In that case, personalized coaching, with call recordings and AI speech analytics, is the right move.

Sudden Drops in ATT

A sharp drop in ATT across a team, or from a specific agent, should raise eyebrows.

Are they:

  • Rushing to hit new performance targets?
  • Avoiding escalation steps just to end the call faster?
  • Cutting off conversations to improve stats?

These behaviors usually come with side effects: lower CSAT, poor FCR, more repeat calls. That’s why ATT should never be viewed alone.

When you see ATT fall fast, check it against the bigger picture. If everything else drops with it, it’s not progress, it’s pressure.

FAQs About ATT

What is a good Average Talk Time by industry?

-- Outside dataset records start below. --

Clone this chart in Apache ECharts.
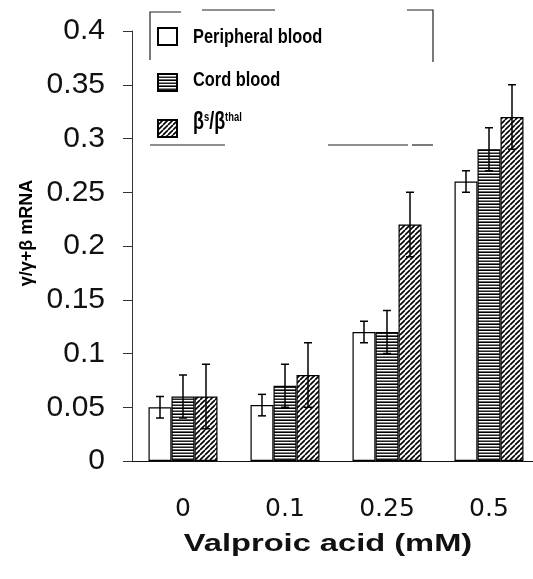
<!DOCTYPE html>
<html>
<head>
<meta charset="utf-8">
<script src="https://cdn.jsdelivr.net/npm/echarts@6/dist/echarts.min.js"></script>
<style>
  html, body { margin: 0; padding: 0; background: #fff; }
  #chart { width: 533px; height: 579px; }
</style>
</head>
<body>
<div id="chart"></div>
<script>
// data
const doses = ['0', '0.1', '0.25', '0.5']
const names = ['Peripheral blood', 'Cord blood', 'βs/βthal']
const peripheral = [0.05, 0.052, 0.12, 0.26]
const peripheralErr = [0.01, 0.01, 0.01, 0.01]
const cord = [0.06, 0.07, 0.12, 0.29]
const cordErr = [0.02, 0.02, 0.02, 0.02]
const thal = [0.06, 0.08, 0.22, 0.32]
const thalErr = [0.03, 0.03, 0.03, 0.03]

const BAR_W = 23
const sans = "'Liberation Sans', Arial, sans-serif"

// horizontal stripes for cord blood
function stripes () {
  const c = document.createElement('canvas')
  c.width = 4
  c.height = 6
  const ctx = c.getContext('2d')
  const rows = ['#000', '#fff', '#888', '#222', '#fff', '#666']
  rows.forEach((col, i) => {
    ctx.fillStyle = col
    ctx.fillRect(0, i, 4, 1)
  })
  return c
}

// diagonal hatching for beta-s/beta-thal
function hatch () {
  const c = document.createElement('canvas')
  c.width = 5
  c.height = 5
  const ctx = c.getContext('2d')
  ctx.fillStyle = '#fff'
  ctx.fillRect(0, 0, 5, 5)
  ctx.strokeStyle = '#000'
  ctx.lineWidth = 1.6
  ctx.beginPath()
  for (let k = -5; k <= 10; k += 5) {
    ctx.moveTo(k, 5)
    ctx.lineTo(k + 5, 0)
  }
  ctx.stroke()
  return c
}

function errData (vals, errs) {
  return vals.map((v, i) => [i, v - errs[i], v + errs[i]])
}

function errorBar (offset) {
  return function (params, api) {
    const x = api.value(0)
    const lo = api.coord([x, api.value(1)])
    const hi = api.coord([x, api.value(2)])
    const cx = lo[0] + offset
    const w = 4
    const st = { stroke: '#000', lineWidth: 1.5 }
    return {
      type: 'group',
      children: [
        { type: 'line', shape: { x1: cx, y1: hi[1], x2: cx, y2: lo[1] }, style: st },
        { type: 'line', shape: { x1: cx - w, y1: hi[1], x2: cx + w, y2: hi[1] }, style: st },
        { type: 'line', shape: { x1: cx - w, y1: lo[1], x2: cx + w, y2: lo[1] }, style: st }
      ]
    }
  }
}

// condensed bold label next to a legend icon
function legendText (y, text, rich) {
  return {
    type: 'text',
    x: 193,
    y: y,
    scaleX: 0.78,
    style: {
      text: text,
      font: 'bold 21px ' + sans,
      fill: '#000',
      align: 'left',
      verticalAlign: 'middle',
      rich: rich
    }
  }
}

const chart = echarts.init(document.getElementById('chart'))

const frame = { stroke: '#222', lineWidth: 1.2 }
const option = {
  animation: false,
  backgroundColor: '#fff',
  grid: { left: 132, top: 31, width: 408, height: 430, outerBoundsMode: 'none' },
  legend: {
    data: names,
    orient: 'vertical',
    left: 157,
    top: 27,
    padding: 0,
    itemWidth: 19,
    itemHeight: 17,
    itemGap: 27,
    icon: 'rect',
    formatter: () => ''
  },
  xAxis: {
    type: 'category',
    data: doses,
    axisLine: { lineStyle: { color: '#111', width: 1.2 } },
    axisTick: { length: 10, lineStyle: { color: '#111' } },
    axisLabel: { fontFamily: "'DejaVu Sans', sans-serif", fontSize: 25, color: '#111', margin: 36 }
  },
  yAxis: {
    type: 'value',
    min: 0,
    max: 0.4,
    interval: 0.05,
    splitLine: { show: false },
    axisLine: { show: true, lineStyle: { color: '#333', width: 1 } },
    axisTick: { show: true, length: 9, lineStyle: { color: '#333' } },
    axisLabel: { fontFamily: sans, fontSize: 30, color: '#111', margin: 27 }
  },
  series: [
    {
      name: names[0],
      type: 'bar',
      barWidth: BAR_W,
      barGap: '0%',
      data: peripheral,
      itemStyle: { color: '#fff', borderColor: '#000', borderWidth: 1.2 }
    },
    {
      name: names[1],
      type: 'bar',
      barWidth: BAR_W,
      barGap: '0%',
      data: cord,
      itemStyle: { color: { image: stripes(), repeat: 'repeat' }, borderColor: '#000', borderWidth: 1.2 }
    },
    {
      name: names[2],
      type: 'bar',
      barWidth: BAR_W,
      barGap: '0%',
      data: thal,
      itemStyle: { color: { image: hatch(), repeat: 'repeat' }, borderColor: '#000', borderWidth: 1.2 }
    },
    { type: 'custom', renderItem: errorBar(-BAR_W), data: errData(peripheral, peripheralErr), z: 5 },
    { type: 'custom', renderItem: errorBar(0), data: errData(cord, cordErr), z: 5 },
    { type: 'custom', renderItem: errorBar(BAR_W), data: errData(thal, thalErr), z: 5 }
  ],
  graphic: [
    // remains of the frame around the legend
    { type: 'polyline', shape: { points: [[150, 60], [150, 12], [181, 12]] }, style: frame },
    { type: 'line', shape: { x1: 202, y1: 10, x2: 275, y2: 10 }, style: frame },
    { type: 'polyline', shape: { points: [[407, 10], [433, 10], [433, 62]] }, style: frame },
    { type: 'line', shape: { x1: 150, y1: 145, x2: 225, y2: 145 }, style: frame },
    { type: 'line', shape: { x1: 328, y1: 145, x2: 408, y2: 145 }, style: frame },
    { type: 'line', shape: { x1: 412, y1: 145, x2: 433, y2: 145 }, style: frame },
    legendText(37, names[0]),
    legendText(80, names[1]),
    legendText(123, '{b|β}{s|s}{b|/β}{s|thal}', {
      b: { font: 'bold 23px ' + sans, fill: '#000' },
      s: { font: 'bold 12px ' + sans, fill: '#000', verticalAlign: 'top', padding: [0, 0, 10, 0] }
    }),
    {
      type: 'text',
      x: 27,
      y: 233,
      rotation: Math.PI / 2,
      style: {
        text: 'γ/γ+β mRNA',
        font: 'bold 18px ' + sans,
        fill: '#000',
        align: 'center',
        verticalAlign: 'middle'
      }
    },
    {
      type: 'text',
      x: 328,
      y: 544,
      scaleX: 1.36,
      style: {
        text: 'Valproic acid (mM)',
        font: 'bold 24px ' + sans,
        fill: '#111',
        align: 'center',
        verticalAlign: 'middle'
      }
    }
  ]
}

chart.setOption(option)
</script>
</body>
</html>
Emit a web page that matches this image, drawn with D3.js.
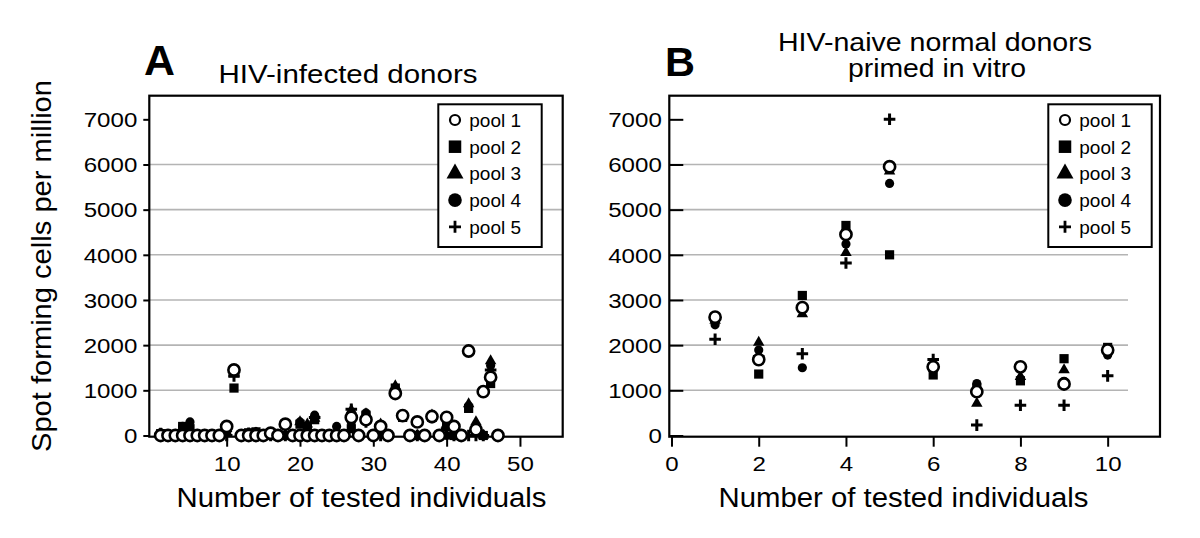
<!DOCTYPE html>
<html><head><meta charset="utf-8">
<script src="https://cdn.jsdelivr.net/npm/d3@7"></script>
<style>
body{margin:0;background:#fff}
svg{display:block}
text{font-family:"Liberation Sans",Arial,Helvetica,sans-serif;fill:#000}
</style>
</head><body>
<svg id="c" width="1200" height="538"></svg>
<script>
// ---------------- data ----------------
const yTicks = [0,1000,2000,3000,4000,5000,6000,7000];
const gridVals = [1000,2000,3000,4000,5000,6000];
const xTicksA = [10,20,30,40,50];
const xTicksB = [0,2,4,6,8,10];
const poolNames = ["pool 1","pool 2","pool 3","pool 4","pool 5"];
const titleA = "HIV-infected donors";
const titleB = ["HIV-naive normal donors","primed in vitro"];
const yTitle = "Spot forming cells per million";
const xTitle = "Number of tested individuals";

// Panel A: HIV-infected donors (individual number -> spot forming cells per million)
const idsA = [1,2,3,4,5,6,7,8,9,10,11,12,13,14,15,16,17,18,19,20,21,22,23,24,25,26,27,28,29,30,31,32,33,34,35,36,37,38,39,40,41,42,43,44,45,46,47];
const a1 = [0,0,0,0,0,0,0,0,0,200,1450,0,0,0,0,50,0,250,0,0,0,0,0,0,0,0,400,0,350,0,200,0,930,440,0,300,0,420,0,400,200,0,1870,130,970,1290,0];
const a2 = [40,0,0,200,150,0,0,0,0,100,1050,0,60,80,0,0,0,0,0,250,200,350,0,0,0,0,150,0,450,0,100,0,1050,400,0,0,0,400,0,200,0,0,600,100,0,1150,0];
const a3 = [0,0,0,150,100,0,0,0,0,150,1350,0,0,50,0,0,0,0,0,300,250,380,0,0,100,0,560,0,480,0,250,0,1100,420,0,0,0,450,0,250,0,0,700,300,0,1650,0];
const a4 = [60,0,0,200,300,0,0,0,0,200,1400,0,0,0,0,0,0,0,0,300,150,450,0,0,200,0,300,0,500,0,100,0,1000,450,0,0,0,430,0,0,0,0,650,100,0,1550,0];
const a5 = [40,0,0,0,0,0,0,0,0,0,1320,0,50,60,0,0,0,0,0,0,0,400,0,0,0,0,580,0,300,0,0,0,1000,450,0,0,0,400,0,150,0,0,0,0,0,1450,0];

// Panel B: HIV-naive normal donors primed in vitro
const idsB = [1,2,3,4,5,6,7,8,9,10];
const b1 = [2620,1680,2830,4450,5950,1520,970,1520,1140,1890];
const b2 = [2600,1360,3100,4650,4000,1340,1050,1210,1700,1950];
const b3 = [2550,2060,2690,4050,5850,1600,710,1300,1450,1900];
const b4 = [2450,1890,1500,4240,5580,1480,1150,1250,1200,1780];
const b5 = [2130,1750,1810,3820,7000,1680,230,670,670,1320];

// ---------------- drawing ----------------
const svg = d3.select("#c");
svg.append("rect").attr("width",1200).attr("height",538).attr("fill","#fff");

const yS = d3.scaleLinear().domain([-27, 7523]).range([436.7, 95.7]);
const xA = d3.scaleLinear().domain([-0.55, 55.83]).range([149.3, 562.7]);
const xB = d3.scaleLinear().domain([-0.05, 11.2]).range([669.3, 1160]);

function marker(g, type, big){
  const k = big ? 1 : 0;
  if(type===0){
    g.append("circle").attr("r", big?5:5.6).attr("fill","#fff").attr("stroke","#000").attr("stroke-width", big?2.2:2.6);
  } else if(type===1){
    const s = big?12.5:9.2;
    g.append("rect").attr("x",-s/2).attr("y",-s/2).attr("width",s).attr("height",s).attr("fill","#000");
  } else if(type===2){
    const w = big?17:11.5, h = big?15:10;
    g.append("path").attr("d",`M0,${-h*2/3}L${w/2},${h/3}L${-w/2},${h/3}Z`).attr("fill","#000");
  } else if(type===3){
    g.append("circle").attr("r", big?6.8:4.6).attr("fill","#000");
  } else {
    const a = big?6:5.8;
    g.append("path").attr("d",`M${-a},0H${a}M0,${-a}V${a}`).attr("stroke","#000").attr("stroke-width",big?2.8:3).attr("fill","none");
  }
}

function digitsLen(s){ return String(s).length*13.4; }

function panel(xS, ids, series, opts){
  const g = svg.append("g");
  const x0 = xS.range()[0], x1 = xS.range()[1];
  const yb = yS.range()[0], yt = yS.range()[1];
  // gridlines
  g.append("g").selectAll("line").data(gridVals).join("line")
    .attr("x1", x0).attr("x2", opts.gridEnd)
    .attr("y1", d=>yS(d)).attr("y2", d=>yS(d))
    .attr("stroke","#b4b4b4").attr("stroke-width",1.6);
  // y axis
  const ya = d3.axisLeft(yS).tickValues(yTicks).tickFormat(d3.format("d"))
    .tickSizeInner(opts.yTickIn ? -14 : 6).tickSizeOuter(0).tickPadding(opts.yTickIn ? 7.5 : 6);
  const yg = g.append("g").attr("transform",`translate(${x0},0)`).call(ya);
  yg.select(".domain").remove();
  yg.selectAll(".tick line").attr("stroke","#000").attr("stroke-width",2);
  yg.selectAll(".tick text").style("font-size","20px").attr("dy","0.36em")
    .attr("textLength", d=>digitsLen(d)).attr("lengthAdjust","spacingAndGlyphs");
  // x axis
  const xa = d3.axisBottom(xS).tickValues(opts.xTicks).tickFormat(d3.format("d"))
    .tickSizeInner(10).tickSizeOuter(0);
  const xg = g.append("g").attr("transform",`translate(0,${yb})`).call(xa);
  xg.select(".domain").remove();
  xg.selectAll(".tick line").attr("stroke","#000").attr("stroke-width",2);
  xg.selectAll(".tick text").style("font-size","20.5px").attr("y",34).attr("dy",0)
    .attr("textLength", d=>digitsLen(d)).attr("lengthAdjust","spacingAndGlyphs");
  // box
  g.append("rect").attr("x",x0).attr("y",yt).attr("width",x1-x0).attr("height",yb-yt)
    .attr("fill","none").attr("stroke","#000").attr("stroke-width",2.2);
  // points: plus, dot, triangle, square, then circle on top
  [4,3,2,1,0].forEach(p=>{
    const pts = ids.map((id,i)=>({x:id, y:series[p][i]}));
    g.append("g").selectAll("g").data(pts).join("g")
      .attr("transform", d=>`translate(${xS(d.x)},${yS(d.y)})`)
      .each(function(){ marker(d3.select(this), p, false); });
  });
  // legend
  const lx = opts.legX, ly = 104.3;
  const lg = g.append("g");
  lg.append("rect").attr("x",lx).attr("y",ly).attr("width",103.4).attr("height",142.7)
    .attr("fill","#fff").attr("stroke","#000").attr("stroke-width",2);
  poolNames.forEach((nm,i)=>{
    const cy = 120 + i*26.7;
    const mg = lg.append("g").attr("transform",`translate(${lx+16.7},${cy})`);
    marker(mg, i, true);
    lg.append("text").attr("x", lx+31).attr("y", cy+6.8).style("font-size","19px").text(nm);
  });
  // x title
  g.append("text").attr("x", opts.xTitleX).attr("y",506.5).attr("text-anchor","middle")
    .style("font-size","27px").attr("textLength",370).attr("lengthAdjust","spacingAndGlyphs").text(xTitle);
  return g;
}

panel(xA, idsA, [a1,a2,a3,a4,a5], {gridEnd:562.7, yTickIn:false, xTicks:xTicksA, legX:438.3, xTitleX:361.5});
panel(xB, idsB, [b1,b2,b3,b4,b5], {gridEnd:1128, yTickIn:true, xTicks:xTicksB, legX:1048.3, xTitleX:903.5});

// y title (shared, left)
svg.append("text").attr("transform","translate(51,266) rotate(-90)").attr("text-anchor","middle")
  .style("font-size","28px").attr("textLength",372).attr("lengthAdjust","spacingAndGlyphs").text(yTitle);

// panel letters and titles
svg.append("text").attr("x",144).attr("y",75).style("font-size","42px").style("font-weight","bold")
  .attr("textLength",31).attr("lengthAdjust","spacingAndGlyphs").text("A");
svg.append("text").attr("x",665).attr("y",76).style("font-size","40px").style("font-weight","bold")
  .attr("textLength",30).attr("lengthAdjust","spacingAndGlyphs").text("B");
svg.append("text").attr("x",348).attr("y",83.3).attr("text-anchor","middle").style("font-size","25.5px")
  .attr("textLength",259).attr("lengthAdjust","spacingAndGlyphs").text(titleA);
svg.append("text").attr("x",935).attr("y",51).attr("text-anchor","middle").style("font-size","25px")
  .attr("textLength",314).attr("lengthAdjust","spacingAndGlyphs").text(titleB[0]);
svg.append("text").attr("x",937).attr("y",77).attr("text-anchor","middle").style("font-size","25px")
  .attr("textLength",178).attr("lengthAdjust","spacingAndGlyphs").text(titleB[1]);
</script>
</body></html>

There’s no one-size-fits-all benchmark. ATT varies widely depending on industry, customer type, and call purpose. But here’s a quick snapshot, based on data from ContactBabel and SQM Group:

Industry Typical ATT Range
E-commerce Support 3–5 minutes
Financial Services 6–8 minutes
Healthcare 7–10 minutes
B2B Sales 6–12 minutes

But these numbers only help if your call mix and service model match. Always benchmark against your own historical data first.

How do I know if my ATT is too high?

Ask two questions:

  1. Is First Call Resolution dropping?
  2. Is CSAT holding steady, or falling?

If ATT is rising and those two metrics are suffering, it’s time to investigate. High ATT alone doesn’t mean inefficiency, but high ATT paired with repeat calls and lower satisfaction usually does. Look for clustering: Are long calls tied to a specific issue, product, or team? That’s where your fix is hiding.

Can AI tools really help lower talk time?

Yes, but only if they’re used to support, not surveil. Tools like Voiso’s AI Speech Analytics don’t just flag long calls, they explain them. By showing sentiment shifts, summarizing key points, and surfacing repeated pain points, they help agents learn what slows them down and how to tighten the next call.

Pair that with CRM-integrated screen pops and real-time transcription, and you remove most of the delays caused by uncertainty, data hunting, or unclear histories.

The result? Shorter calls, not because agents are rushed, but because they’re ready.

What’s the difference between optimizing and reducing ATT?

Reducing ATT is about shrinking the number. Optimizing ATT is about improving the experience behind the number. When you reduce ATT without strategy, you risk rushed calls, lower trust, and poor outcomes. When you optimize it, you streamline workflows, equip agents better, and resolve calls more clearly, so they naturally take less time. One saves seconds. The other saves relationships.